Tonight I walked literally miles with my son, DIL and grandbaby for Halloween. Of course I was tired, oh so happy to be able to do it. My son asked me if this was the first Halloween that I was able to be out and able to walk without a limp. YES!!! and then I started bawling, because I've got so much to look forward to. Sometimes, I think about all that I have missed because of MO, but don't can't dwell on it. It is upward and onward for me. If you think you have a long haul ahead of you, in a stall, doing a six month supervised diet, etc, hang in there because it is so worth it. I bought med. uniforms and the last ones that I wore were 5Xs and oh so ugly. You can't put an elephant in stripes and big plaids and not look ridiculous and hideous. I can now wear normal anklets and socks......unless you have been fat you would never think about how hard it is to wear socks that cut you legs and ankles and tear up your toes. Panty hose that the crotch hangs and won't pull up over your fat rump and cuts into the fatty wrinkles on your legs. All of that is over!!! TG!! I'm grateful that I can't eat as much as I use to be able to do, because I know that I would be doing it! Miserable, bloated and mad at myself which would make me go right back and eat more. Now if I eat more than a cup, I'll puke or wish I was dead so.......I don't!!! LOL!!!! For supper I ate one piece of 2 X 2 full-fat, wet pizza. But guess what, I stopped there and didn't need another thing. Use to eat a least half of the pizza and be up all night with heartburn, and guilt, but would go right back at it in the morning. I'M ALIVE!!!!!!!!

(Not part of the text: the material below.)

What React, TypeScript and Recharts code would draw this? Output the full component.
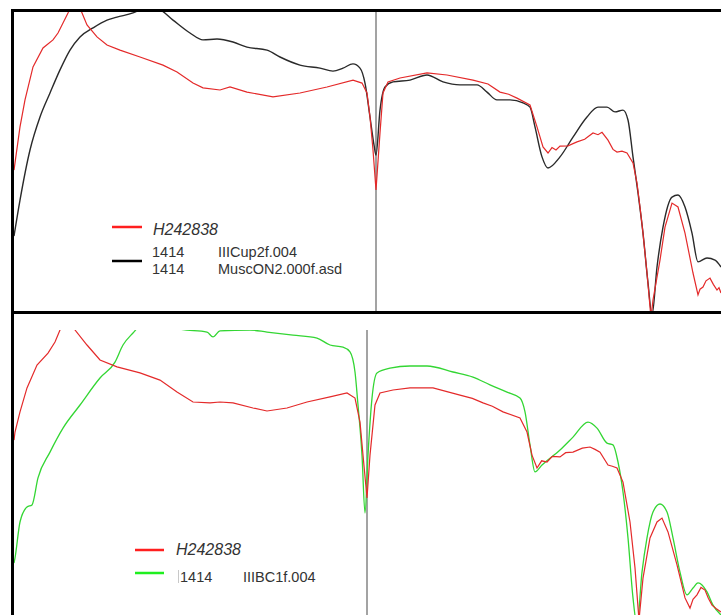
import React from "react";
import { LineChart, Line, XAxis, YAxis, ReferenceLine } from "recharts";

// Wavelength (nm) / relative reflectance pairs.
// Upper panel: sample H242838 against reference muscovite spectra.
const upperSample: [number, number][] = [
  [328, 47.3], [331, 49.7], [346, 61.7], [361, 70.7], [385, 81.7], [415, 88], [445, 90.7],
  [460, 93], [475, 96.3], [490, 99.7], [496, 101.3], [511, 103], [526, 101.3], [547, 95.7],
  [577, 91.7], [607, 89], [646, 87.3], [706, 85], [775, 82.3], [817, 80], [865, 76.3],
  [895, 74.7], [946, 74], [976, 75], [1027, 73.3], [1105, 71.7], [1186, 73], [1267, 75],
  [1345, 77.3], [1372, 76.3], [1387, 73], [1396, 65], [1405, 54], [1414, 40.7], [1426, 59.7],
  [1435, 73], [1450, 76.7], [1486, 78], [1567, 79.7], [1627, 79], [1705, 77.3], [1750, 76],
  [1786, 73.3], [1812, 72.6], [1837, 71.3], [1876, 69], [1897, 61.7], [1915, 55], [1930, 53],
  [1942, 54.8], [1954, 54], [1966, 55.3], [1990, 55.4], [2017, 56.7], [2040, 57.6],
  [2065, 59.7], [2080, 59.1], [2092, 59.9], [2110, 57.3], [2125, 54.2], [2137, 53.3],
  [2152, 53.6], [2167, 53], [2185, 49.7], [2197, 43], [2206, 35], [2215, 26.3], [2227, 13],
  [2239, -2], [2245, 4], [2266, 17.3], [2281, 28.3], [2302, 36.3], [2320, 35], [2341, 26.3],
  [2365, 13], [2380, 5.7], [2386, 7.6], [2395, 8.3], [2404, 10.4], [2416, 11.3], [2426, 9.2],
  [2437, 7.3], [2443, 8.1], [2449, 6.3],
];

const upperReference: [number, number][] = [
  [328, 25.3], [346, 37.3], [376, 54], [406, 65], [436, 73], [466, 80.7], [496, 87.3],
  [526, 91.7], [565, 94.7], [607, 97.3], [637, 98.3], [685, 99.7], [706, 100.7], [736, 101.3],
  [766, 100.7], [805, 97.3], [856, 93], [895, 90.7], [937, 91], [985, 90], [1027, 88.3],
  [1087, 87.3], [1126, 85], [1186, 82.3], [1246, 81.3], [1285, 80.3], [1315, 81.3],
  [1345, 82.7], [1366, 81.3], [1381, 76.3], [1396, 65], [1408, 55.7], [1414, 52.3],
  [1426, 67.3], [1441, 75], [1465, 76.7], [1516, 77.3], [1567, 79], [1615, 76.7], [1666, 75.7],
  [1717, 75.7], [1747, 73.3], [1777, 70.7], [1816, 70.7], [1855, 69.7], [1876, 68.3],
  [1891, 61.7], [1912, 51.7], [1930, 48], [1966, 51.7], [2005, 58.3], [2047, 65], [2080, 68.3],
  [2107, 68.3], [2131, 66.7], [2155, 67.3], [2170, 64], [2185, 51.7], [2200, 39.7],
  [2215, 26.3], [2230, 9.7], [2242, -1], [2257, 15], [2275, 28.3], [2302, 38.3], [2320, 39],
  [2341, 35], [2362, 26.3], [2380, 16.7], [2407, 18], [2431, 17.3], [2449, 15],
];

// Lower panel: sample H242838 against reference IIIBC1f.004.
const lowerSample: [number, number][] = [
  [355, 63.3], [358, 66], [373, 72.7], [394, 80.7], [424, 88.3], [457, 92.3], [478, 96],
  [493, 100], [514, 104], [538, 100], [574, 95], [613, 90], [664, 87.7], [733, 85.7],
  [793, 83.3], [844, 79.3], [892, 76], [943, 75.7], [973, 76], [1012, 75.7], [1072, 74],
  [1114, 73], [1174, 74], [1234, 76], [1303, 77.7], [1354, 79], [1378, 77.3], [1393, 69.3],
  [1402, 58.3], [1414, 44], [1423, 58.3], [1438, 75], [1453, 79], [1492, 80], [1543, 80.7],
  [1612, 80.7], [1693, 78.3], [1730, 77.2], [1762, 75.7], [1790, 74.6], [1822, 72.7],
  [1873, 70.7], [1894, 66], [1909, 58.3], [1924, 54], [1938, 56.4], [1954, 56], [1970, 57.9],
  [1993, 57.7], [2010, 59.1], [2032, 59.3], [2060, 60.6], [2083, 61], [2098, 60.2],
  [2113, 59.3], [2137, 55], [2150, 54.6], [2164, 54], [2182, 49.3], [2203, 36], [2218, 20.7],
  [2230, 3.3], [2242, 17.3], [2263, 30.7], [2284, 36], [2299, 37.3], [2317, 32.7], [2344, 21.7],
  [2368, 10.7], [2383, 7.3], [2392, 10.2], [2404, 11.7], [2416, 14.2], [2428, 13.3],
  [2438, 10.6], [2449, 8.3], [2461, 7.2], [2476, 6],
];

const lowerReference: [number, number][] = [
  [355, 22.3], [358, 24], [373, 36], [394, 41], [409, 41.7], [427, 50.7], [463, 59.3],
  [502, 67.3], [553, 75], [613, 84], [658, 89.3], [682, 95], [712, 99], [733, 101.3],
  [793, 102.7], [853, 100.3], [934, 99.3], [952, 97.7], [973, 99.7], [1063, 100], [1114, 99.3],
  [1192, 98.3], [1264, 97.3], [1303, 95], [1342, 94.3], [1363, 92.7], [1378, 86], [1387, 75],
  [1399, 58.3], [1408, 39], [1417, 58.3], [1429, 77.3], [1444, 85.7], [1483, 87.3],
  [1543, 88], [1594, 88], [1672, 86], [1732, 84.3], [1783, 81.7], [1834, 79.3], [1873, 77.3],
  [1888, 72.7], [1903, 61.7], [1918, 52.7], [1939, 55], [1993, 60], [2032, 64.3], [2077, 69.3],
  [2104, 67.3], [2134, 62.3], [2152, 61.7], [2167, 56], [2182, 46], [2197, 30.7], [2212, 10.7],
  [2224, 1.7], [2239, 19.3], [2254, 30.7], [2272, 39.3], [2293, 42], [2314, 39.3], [2332, 30.7],
  [2353, 19.3], [2374, 11.7], [2392, 14], [2407, 15.7], [2434, 12.7], [2452, 8.3], [2476, 5],
];

const markerWavelength = 1414;
const upperDomain: [number, number] = [328, 2449];
const lowerDomain: [number, number] = [355, 2476];

const toRows = (pairs: [number, number][]) => pairs.map(([nm, r]) => ({ nm, r }));

const RED = "#e42a2a";
const BLACK = "#2a2a2a";
const GREEN = "#33d633";
const GUIDE = "#a3a3a3";
const TEXT = "#333";

export default function App() {
  return (
    <div
      style={{
        position: "absolute",
        left: 0,
        top: 0,
        width: 721,
        height: 615,
        overflow: "hidden",
        background: "#fff",
      }}
    >
      <div style={{ position: "absolute", left: 0, top: 0 }}>
        <LineChart width={721} height={312} margin={{ top: 12, right: 0, bottom: 0, left: 14 }}>
          <XAxis type="number" dataKey="nm" domain={upperDomain} allowDataOverflow hide />
          <YAxis type="number" domain={[0, 100]} allowDataOverflow hide />
          <ReferenceLine x={markerWavelength} stroke={GUIDE} strokeWidth={2} />
          <Line
            data={toRows(upperReference)}
            dataKey="r"
            stroke={BLACK}
            strokeWidth={1.4}
            dot={false}
            type="monotone"
            isAnimationActive={false}
          />
          <Line
            data={toRows(upperSample)}
            dataKey="r"
            stroke={RED}
            strokeWidth={1.2}
            dot={false}
            type="linear"
            isAnimationActive={false}
          />
        </LineChart>
      </div>

      <div style={{ position: "absolute", left: 0, top: 312 }}>
        <LineChart width={721} height={303} margin={{ top: 18, right: 0, bottom: 0, left: 14 }}>
          <XAxis type="number" dataKey="nm" domain={lowerDomain} allowDataOverflow hide />
          <YAxis type="number" domain={[5, 100]} allowDataOverflow hide />
          <ReferenceLine x={markerWavelength} stroke={GUIDE} strokeWidth={2} />
          <Line
            data={toRows(lowerReference)}
            dataKey="r"
            stroke={GREEN}
            strokeWidth={1.3}
            dot={false}
            type="monotone"
            isAnimationActive={false}
          />
          <Line
            data={toRows(lowerSample)}
            dataKey="r"
            stroke={RED}
            strokeWidth={1.2}
            dot={false}
            type="linear"
            isAnimationActive={false}
          />
        </LineChart>
      </div>

      {/* panel frames and legends */}
      <svg
        width={721}
        height={615}
        style={{ position: "absolute", left: 0, top: 0, pointerEvents: "none" }}
        fontFamily="'Liberation Sans', Arial, sans-serif"
      >
        <rect x={11} y={9} width={710} height={3} fill="#000" />
        <rect x={11} y={9} width={3} height={606} fill="#000" />
        <rect x={11} y={311} width={710} height={3} fill="#000" />

        <line x1={112} x2={142} y1={227} y2={227} stroke="#ff1f1f" strokeWidth={2.5} />
        <text x={153} y={235} fontSize={16} fontStyle="italic" fill={TEXT}>H242838</text>
        <line x1={112} x2={142} y1={261} y2={261} stroke="#000" strokeWidth={2.5} />
        <text x={152} y={257} fontSize={14.5} fill={TEXT}>1414</text>
        <text x={218} y={257} fontSize={14.5} fill={TEXT}>IIICup2f.004</text>
        <text x={152} y={274} fontSize={14.5} fill={TEXT}>1414</text>
        <text x={218} y={274} fontSize={14.5} fill={TEXT}>MuscON2.000f.asd</text>

        <line x1={135} x2={164} y1={550} y2={550} stroke="#ff1f1f" strokeWidth={2.5} />
        <text x={176} y={555} fontSize={16} fontStyle="italic" fill={TEXT}>H242838</text>
        <line x1={135} x2={164} y1={573} y2={573} stroke="#1fef1f" strokeWidth={2.5} />
        <line x1={178.5} x2={178.5} y1={570} y2={583} stroke="#c8c8c8" strokeWidth={1} />
        <text x={180} y={582} fontSize={14.5} fill={TEXT}>1414</text>
        <text x={243} y={582} fontSize={14.5} fill={TEXT}>IIIBC1f.004</text>
      </svg>
    </div>
  );
}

Thank you, that's inspiring. It really helps to *notice* when you're doing things you couldn't do before. Lately I've been having a lot of fun putting my nieces up in the air in my arms or with my legs - and not getting tired after the first two times! And I was able to climb in and out of a very tight space in the back seat of a pickup last night (past a car seat), and I just wouldn't have been able to before.
I am sooooo grateful Nancy...for all the wonderful things I can do now that I missed out on for the first 41 years!
I bought a beautiful bra and 3 pairs of size large panties at...get this...Victoria Secret! Me?!?! Woohoo!!!! I bought size XL and had to return them!
I am grateful for my family's support, for my long time friends and for making new ones..even though it's hard to put myself out there...I am grateful that I have learned more about myself in the last year then I have in all my life!
AND I am grateful for you...you wonderful Nancy, you...for making me laugh and reminding us all to be and remain grateful!
Angela
Last edited by missangelaks; 11-02-2008 at 10:11 PM.
missangelaks...thanks so much for that post. It just hit me, I can now fit into victoria secret sizes! OMG, I can't believe it. I haven't shopped there in years.
I'm wearing XL tops, but trying to make a lot of my old clothes work with a belt and saftey pins. My bf told me yesterday I just look hideous with what I'm wearing and give in and buy some stuff. I do all my shopping at thrift stores or discount right now. I'm still loosing so I can't justify full price shopping yet. But once I do watch out!
Worked a half day to take care of someone who is my age, well we actually went to grade school together but don't remember each other. I'm grateful I'm healthy, not in a wheelchair and able to take care of myself. I'm even more grateful because I'm no longer morbidly obese and that I can bend, squat, reach, walk and move to take care of someone who isn't able to take care of themselves. Was it easy, NO! But, this time last year, I was barely able to take care of myself. TG for WLS! I'm tired, but oh so grateful.
Reading your post was only made me more excited than I was before to have this surgery. My friends keep asking me- Are you sure you want to do this? You know there are risks right?
There is actually less risk having this done than keeping on the way I have been. I have let my obesity stop me from doing so many things that I wanted and still want to do. I guess people that have never experienced have a hard time understanding how hard that is.
We went on a family cruise last year- the first one we had ever been on. I was so excited because it had a rock wall on it and I wanted to climb it. The day we went to the rock wall I noticed that both of the people who were guiding your ropes and would hold them taught to save your life if you slipped looked only to way MAYBE half of what I did. I thought better of it and didn't even try. Later that night we went to the bar and everyone did Karoake- everyone but me. I didn't want to get up there knowing the whole audience would be staring at the "fat girl". And let's not even talk about how uncomfortable it was to put my old lady swim dress on in front of all those skinny, tan, beautiful people. I want to be able to practice soccer with my kids and not worry about hurting myself or embarasing them. I am so ready to do this. I am not looking forward to my two weeks of only drinks, but thank you for reminding me how totally worth it it is in the end!! Bless you all!!
And Victoria's Secret??? I wonder if I will ever see the day.... I can't even fathom that at this point!!